“Anything colossal, anything stupendous, anything revolutionary!” George says with an extravagant waving of his hands. Blane nods, arching his brows in a look of bemusement.
Axiom’s people—in a caravan of seven white gliders—drop off rolling containers of lab equipment brimming with the latest in holo tablets and software, testing chambers and micro-tools for performing experimental surgery on tiny particles of the Fireseed plants. The new equipment crowds out the old-fangled beakers and test strips that Nevada has scavenged over the years in what she’s now calling The Project Room, a spacious but sparely furnished room on third tier. With Blane and Radius’ help, she’s moved in four long tables that she had in her storage barn. They are all bowed in the middle as if the heat of the sun has melted their cores.
Nevada’s beaming and buzzing about, coordinating the delivery. It makes me realize how determined she must’ve been to start a school on nothing, really. Nothing more than a big heart and wanting to give a bunch of wandering teenagers a better life than she had.
It makes me intensely curious as to how she fell into the grip of the so-called terrorist group that Armonk mentioned. He called it the Zone Warrior Collective, and went on to tell of the time they bombed the border wall up north, and poisoned Varik’s father’s crops to protest the starving folks down here. I make a mental note to ask Armonk more about her past. He must be aware of it if his mom was a friend of hers. When we start to sort though the supplies Nevada looks on like a proud mother. If she can love these mean kids, maybe I can try harder.
I glance over at Blane, his overgrown muscles clenching up out of hardwired habit, and Jan’s defensive stoop as he hoards his picks, and I decide to give them a second chance. They’ve had a horrendous time of it—I know Blane has—wandering around in the desert, lost, parentless. Thorn and I were only exposed one night and it seemed like forever.
But they are nothing if not fast on claiming what’s theirs. While I am surreptitiously studying them, Blane, Radius, Vesper and Bea have already put dibs on their equipment.
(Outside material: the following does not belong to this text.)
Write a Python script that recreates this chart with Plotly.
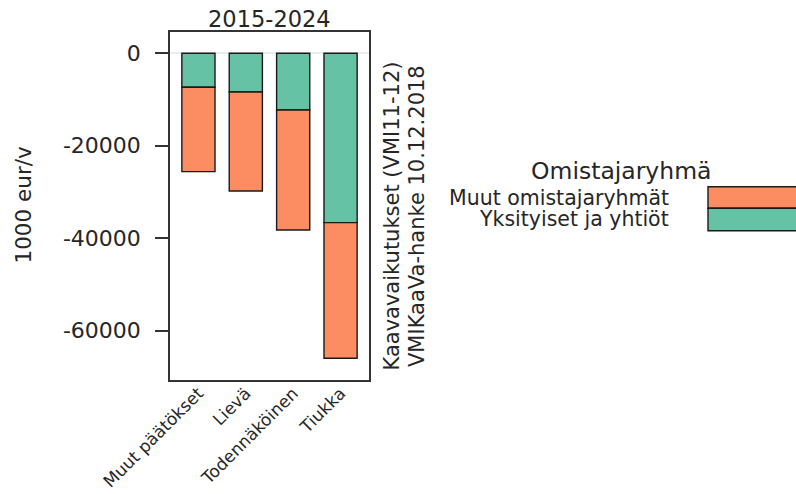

Only Jan seems at loose ends, pawing around in the jumble of leftover items and restlessly moving them into and out of his pile.
Armonk rubs his still-swollen cheek with its ragged cut as he chooses some random storage containers. He puts them next to Thorn’s pile of smaller containers and micro-scissors. “How are you, little guy?” he asks Thorn, who of course doesn’t answer in words, only with a slight nod of the head. I see him angle up one of his tiny boxes for Armonk to see, and I smile inside when Armonk answers, “That’s quite the box, Mr. Thorn. I can’t wait to see what you put in there.”
Thorn goes to officiously organizing the boxes in rows with the cutting tools at neat right angles. He’s always been precise that way.
Nevada enters the room and she and Armonk exchange quiet words. Armonk settles a square of cloth over his selection of goods and they exit together.
At this, Blane lets out an irritated, “Phss.” He and Jan exchange comments about how Peg Leg needs his nursery mom to bottle-feed him.
“She better not be angling to share the grand prize with that con,” grumbles Vesper. After that she keeps a close watch on the project room door for Armonk’s return.
“Peg-leg isn’t smart enough to invent anything,” Jan says darkly. Jan doesn’t look so smart either, pacing around aimlessly. His work materials are scattershot: some paper, a scissors, a mirror and a vessel of glue. Good for a third grade art project.
Brushing off my urge to defend Armonk, I concentrate instead on my final choices of Axiom equipment. I decide on a pair of tiny pinchers, red threads, sample syringes, matches, test containers, spinning devices, a box of beakers and tiny collection jars. A holo tablet too. There’s one for each of us! I’ve never had access to one at home, and I’m not even sure how to use it. Last, I choose an array of oils of unknown contents. I’ll figure out what these are and why Axiom thought to deliver them. It shouldn’t take long. My specialty is mixing compounds, and most do need some type of lubricant base. Who knows exactly what kind I’ll get from Fireseed, but my set of tools look professional, lined up on the table in front of me with my nametag claiming them.
Bea and Vesper are sharing a table, Blane and Jan, Armonk and Thorn. I’m stuck with Radius, who moves as far from me as he can. As Radius and I organize our materials we shoot off wary side-glances as if to say, don’t even think about figuring out my angle.
With a pronounced click, the project room door opens, and Armonk walks back in. His expression’s determined, and he says nothing more about returning home empty-handed.
Jan raises his hands in a pantomime of a baby at a bottle and makes sucking noises. Only Vesper laughs.